GREENSBORO, N.C. -- Statistics show that the millennial generation is opting to rent instead of buying a home.
Millennials, a definition from Merriam Webster: A person born in the 1980s or 1990s.
A definition from Urban Dictionary: Born between 1982 and 1994, this generation is something special, because Mom and Dad and their fifth grade teacher told them so. Plus they have a whole shelf of participation trophies sitting at home so it has to be true.
Millennials have all kinds of stereotypes and now, WFMY News 2's Liz Crawford found another one to add to the list. They're longtime home renters.
"If I was going to be married. Maybe I'd want to get my own piece of land or something like that, but most people are just doing what I'm doing," said Adam Clayton.
Adam rents an apartment in City View, a complex in downtown Greensboro. He's an accountant who graduated from UNCG a few years ago. At 24, Adam is a millennial renter and he's not alone.
"They're not afraid to get up and move some place completely different so as a result they want to be in an environment that they can easily move," said Kelly Marks, a realtor with Re/Max Greensboro.
According to a USA Today analysis of Census Bureau data, between the years of 2006 and 2011, 25 to 34-year-old renters increased by more than 1 million. The number who owned dropped nearly 1.4 million.
Millennials like having flexibility, knowing they can easily move for a job. Plus, city living with all the fixings is appealing to young professionals.
Adam Clayton said, "If I want to go to the gym, that's here. If I want to go swim, we've got the pool, the clubhouse is a good space to entertain."
Turns out, the delay in home ownership isn't hurting the market. Realtor, Kelly Marks, says there is a generation looking to buy. They're just slightly older than what we saw in previous generations.

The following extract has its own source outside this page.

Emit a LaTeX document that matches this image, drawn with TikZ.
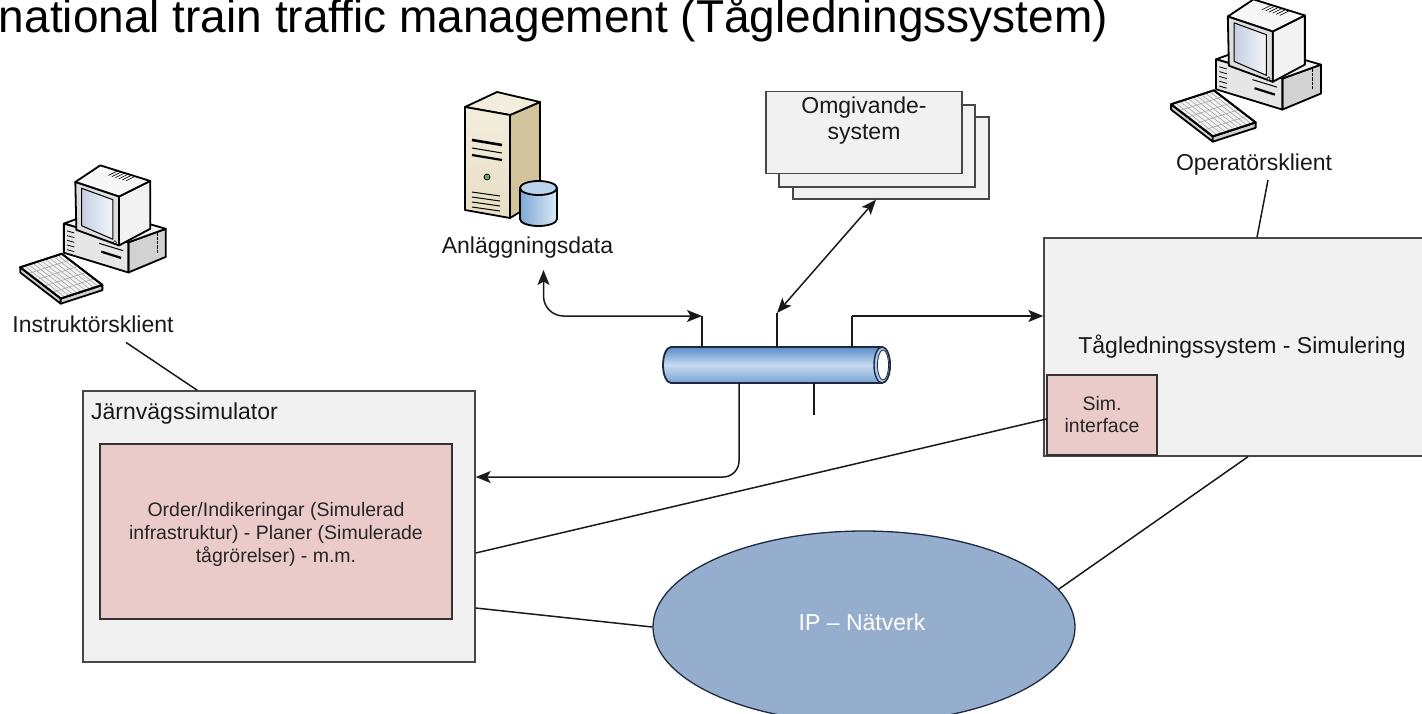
\documentclass[tikz,border=0pt]{standalone}
\usepackage{fontspec}
\setmainfont{Liberation Sans}
\usetikzlibrary{arrows.meta,shapes.geometric,calc}
\definecolor{boxgray}{HTML}{F1F1F1}
\definecolor{boxline}{HTML}{474747}
\definecolor{pinkfill}{HTML}{EBCACA}
\definecolor{ipfill}{HTML}{95AECD}
\definecolor{ipline}{HTML}{1E2A40}
\definecolor{pipetop}{HTML}{5B8BC6}
\definecolor{pipemid}{HTML}{C6DBF1}
\definecolor{pipebot}{HTML}{7AA3D3}
\definecolor{pipeend}{HTML}{A9C6E6}
\definecolor{cside}{HTML}{D2D2D2}
\definecolor{ctop}{HTML}{F4F4F4}
\definecolor{cfront}{HTML}{E6E6E6}
\definecolor{mside}{HTML}{F2F2F2}
\definecolor{mtop}{HTML}{F7F7F7}
\definecolor{mfront}{HTML}{DEDEDE}
\definecolor{screenL}{HTML}{C3CFE2}
\definecolor{screenR}{HTML}{F4F6FA}
\definecolor{ktop}{HTML}{F2F2F2}
\definecolor{kside}{HTML}{CFCFCF}
\definecolor{srvfront}{HTML}{E8DEC5}
\definecolor{srvtop}{HTML}{F3EDDD}
\definecolor{srvside}{HTML}{D3C39D}
\definecolor{ledgreen}{HTML}{5FA45F}
\definecolor{dbL}{HTML}{7FA7D3}
\definecolor{dbR}{HTML}{DCEAF8}
\definecolor{dbTop}{HTML}{BCD3EC}
\definecolor{connc}{HTML}{1A1A1A}
\tikzset{
  graybox/.style={draw=boxline, fill=boxgray, line width=1.4pt, inner sep=0pt},
  pinkbox/.style={draw=black!80, fill=pinkfill, line width=1.4pt, inner sep=0pt},
  lbl/.style={font=\fontsize{23}{27}\selectfont, inner sep=1pt, text=black!90},
  smalltxt/.style={font=\fontsize{19.5}{23}\selectfont, inner sep=0pt, text=black!85, align=center},
  conn/.style={draw=connc, line width=1.5pt},
  keyline/.style={draw=black!35, line width=0.6pt},
  pics/computer/.style={code={
    \begin{scope}[line width=1.8pt, line join=round]
      % case
      \filldraw[fill=cside] (34,-8) -- (70,5) -- (70,-22) -- (34,-37) -- cycle;
      \filldraw[fill=ctop] (-28,10) -- (8,23) -- (70,5) -- (34,-8) -- cycle;
      \filldraw[fill=cfront] (-28,10) -- (34,-8) -- (34,-37) -- (-28,-18) -- cycle;
      \foreach \i in {0,...,4} \draw[line width=0.8pt] (-25,{3-4.5*\i}) -- (-18,{1-4.5*\i});
      \draw[line width=1pt] (6,-9) -- (29,-16);
      \draw[line width=2.2pt] (8,-17) -- (27,-23);
      \foreach \i in {0,...,4} \draw[line width=0.6pt] (62,{1-4*\i}) -- (62,{-2-4*\i});
      % monitor
      \filldraw[fill=mside] (25,36) -- (55,51) -- (55,5) -- (25,-11) -- cycle;
      \filldraw[fill=mtop] (-17,50) -- (7,66) -- (55,51) -- (25,36) -- cycle;
      \filldraw[fill=mfront] (-17,50) -- (25,36) -- (25,-11) -- (-16,4) -- cycle;
      \filldraw[line width=1pt, left color=screenL, right color=screenR] (-11,44) -- (19,33) -- (19,-5) -- (-11,8) -- cycle;
      \filldraw[fill=white, line width=0.6pt] (21,-8) circle (1.6);
      \foreach \t in {0.35,0.42,0.49,0.56,0.63,0.70} \draw[line width=0.6pt] ($(7,66)!\t!(55,51)$) -- ++(-9,-4.5);
      % keyboard
      \filldraw[fill=kside] (-70,-32) -- (-31,-62) -- (-31,-67) -- (-70,-37) -- cycle;
      \filldraw[fill=kside] (-31,-62) -- (9,-49) -- (9,-54) -- (-31,-67) -- cycle;
      \filldraw[fill=ktop] (-70,-32) -- (-30,-19) -- (9,-49) -- (-31,-62) -- cycle;
      \foreach \t in {0.2,0.4,0.6,0.8}
        \draw[keyline] ($(-70,-32)!\t!(-31,-62)$) -- ($(-30,-19)!\t!(9,-49)$);
      \foreach \t in {0.1,0.2,0.3,0.4,0.5,0.6,0.7,0.8,0.9}
        \draw[keyline] ($(-70,-32)!\t!(-30,-19)$) -- ($(-31,-62)!\t!(9,-49)$);
      \draw[line width=1.8pt] (-70,-32) -- (-30,-19) -- (9,-49) -- (-31,-62) -- cycle;
    \end{scope}
  }}
}
\begin{document}
\begin{tikzpicture}[x=1pt, y=1pt, >={Stealth[length=15pt,width=12pt,inset=3.5pt]}]
\useasboundingbox (0,0) rectangle (1422,-713);
\fill[white] (0,0) rectangle (1422,-713);

% title
\node[anchor=base east, font=\fontsize{46}{55}\selectfont, inner sep=0pt] (title) at (1108,-32) {national train traffic management (Tågledningssystem)};

% computer icons
\pic[scale=1.04] at (93,-234) {computer};
\pic[scale=1.07] at (1246,-70) {computer};
\node[lbl, anchor=base] (instr) at (93,-332) {Instruktörsklient};
\node[lbl, anchor=base] (opk) at (1254,-170) {Operatörsklient};

% server icon
\begin{scope}[line width=1.8pt, line join=round]
  \filldraw[fill=srvside] (510,-115) -- (540,-102) -- (540,-200) -- (510,-218) -- cycle;
  \filldraw[fill=srvtop] (465,-107) -- (497,-92) -- (540,-102) -- (510,-115) -- cycle;
  \filldraw[top color=srvtop, bottom color=srvfront] (465,-107) -- (510,-115) -- (510,-218) -- (465,-210) -- cycle;
  \draw[line width=2.6pt] (472,-140) -- (502,-145);
  \draw[line width=1pt] (472,-148) -- (502,-153);
  \draw[line width=2.2pt] (472,-155) -- (502,-160);
  \filldraw[fill=ledgreen, line width=0.8pt] (487,-177) circle (3);
  \foreach \i in {0,...,3} \draw[line width=1pt] (472,{-192-5*\i}) -- (500,{-196-5*\i});
  \filldraw[left color=dbL, right color=dbR] (520,-188) -- (520,-219) arc[start angle=180, end angle=360, x radius=18.5, y radius=7] -- (557,-188) -- cycle;
  \filldraw[fill=dbTop] (538.5,-188) ellipse[x radius=18.5, y radius=7];
\end{scope}
\node[lbl, anchor=base] (anl) at (527.5,-253) {Anläggningsdata};

% Omgivande-system stack
\node[graybox, minimum width=196pt, minimum height=82pt] (omg3) at (891,-158) {};
\node[graybox, minimum width=196pt, minimum height=82pt] (omg2) at (877,-146) {};
\node[graybox, minimum width=196pt, minimum height=82pt] (omg1) at (864,-132.5) {};
\node[lbl, align=center, anchor=north, inner sep=0pt, font=\fontsize{23}{26}\selectfont] (omgtxt) at (864,-97) {Omgivande-\\system};

% Jarnvagssimulator
\node[graybox, minimum width=392pt, minimum height=271pt] (jv) at (279,-526.5) {};
\node[lbl, anchor=base west] (jvlbl) at (90,-419) {Järnvägssimulator};
\node[pinkbox, minimum width=352pt, minimum height=175pt] (ord) at (276,-531.5) {};
\node[smalltxt] (ordtxt) at (276,-534) {Order/Indikeringar (Simulerad\\infrastruktur) - Planer (Simulerade\\tågrörelser) - m.m.};

% Tagledningssystem
\node[graybox, minimum width=396pt, minimum height=218pt] (tag) at (1242,-347) {};
\node[lbl, anchor=base] (taglbl) at (1242,-353) {Tågledningssystem - Simulering};
\node[pinkbox, minimum width=110pt, minimum height=80pt, font=\fontsize{19.5}{22}\selectfont, align=center, text=black!85] (sim) at (1102,-415) {Sim.\\interface};

% IP network
\node[ellipse, draw=ipline, fill=ipfill, line width=1.3pt, minimum width=422pt, minimum height=192pt, inner sep=0pt] (ip) at (864,-627) {};
\node[lbl, anchor=base, text=white] (iptxt) at (862,-630) {IP – Nätverk};

% pipe (bus)
\node[minimum width=227pt, minimum height=36pt, inner sep=0pt] (pipe) at (776.5,-365) {};
\shade[top color=pipetop, bottom color=pipebot, middle color=pipemid]
  (882,-347) -- (671,-347) arc[start angle=90, end angle=270, x radius=8, y radius=18] -- (882,-383) arc[start angle=-90, end angle=90, x radius=8, y radius=18] -- cycle;
\draw[draw=ipline, line width=1.8pt]
  (882,-347) -- (671,-347) arc[start angle=90, end angle=270, x radius=8, y radius=18] -- (882,-383) arc[start angle=-90, end angle=90, x radius=8, y radius=18] -- cycle;
\filldraw[fill=pipeend, draw=ipline, line width=1.4pt] (882,-365) ellipse[x radius=8, y radius=18];
\filldraw[fill=white, draw=ipline, line width=0.8pt] (883,-365) ellipse[x radius=5.5, y radius=15];

% stub points on the pipe
\coordinate (pt1) at (702,-316);
\coordinate (pt2) at (777,-313);
\coordinate (pt3) at (852,-316);
\coordinate (pb1) at (739,-383);
\coordinate (pb2) at (814,-383);
\draw[conn] (pt1) -- (pt1 |- pipe.north);
\draw[conn] (pt2) -- (pt2 |- pipe.north);
\draw[conn] (pt3) -- (pt3 |- pipe.north);
\draw[conn] (pb2) -- ++(0,-32);

% connectors
\draw[conn, <->, rounded corners=20pt] ([xshift=16pt,yshift=-11pt]anl.south) |- (pt1);
\draw[conn, <->] (pt2) -- ([xshift=-15pt]omg3.south);
\draw[conn, ->] (pt3) -- (pt3 -| tag.west);
\draw[conn, ->, rounded corners=16pt] (pb1) |- ([yshift=49.5pt]jv.east);
\draw[conn] ([yshift=-4pt]sim.west) -- ([yshift=-26.5pt]jv.east);
\draw[conn] ([yshift=-81.5pt]jv.east) -- (ip.west);
\draw[conn] (ip.11.5) -- ([xshift=6pt]tag.south);
\draw[conn] ([xshift=33pt,yshift=-9pt]instr.south) -- ([xshift=115pt]jv.north west);
\draw[conn] ([xshift=14pt,yshift=-4pt]opk.south) -- ([xshift=15pt]tag.north);
\end{tikzpicture}
\end{document}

A Trulia survey found that 94 percent of renters ages 18-34 plan to buy a home someday.
The millennial trend brings a new option home owners should consider.
"Many people have refinanced and really renting isn't a bad option for a home owner because they're cash flowing out very close to what the mortgage is or maybe even a slightly positive cash flow," said Marks.
And for millennials, it might not be the white picket fence, just a new definition to the American dream.
"We're living good right now. I have a little money left over at the end of the day," said Clayton.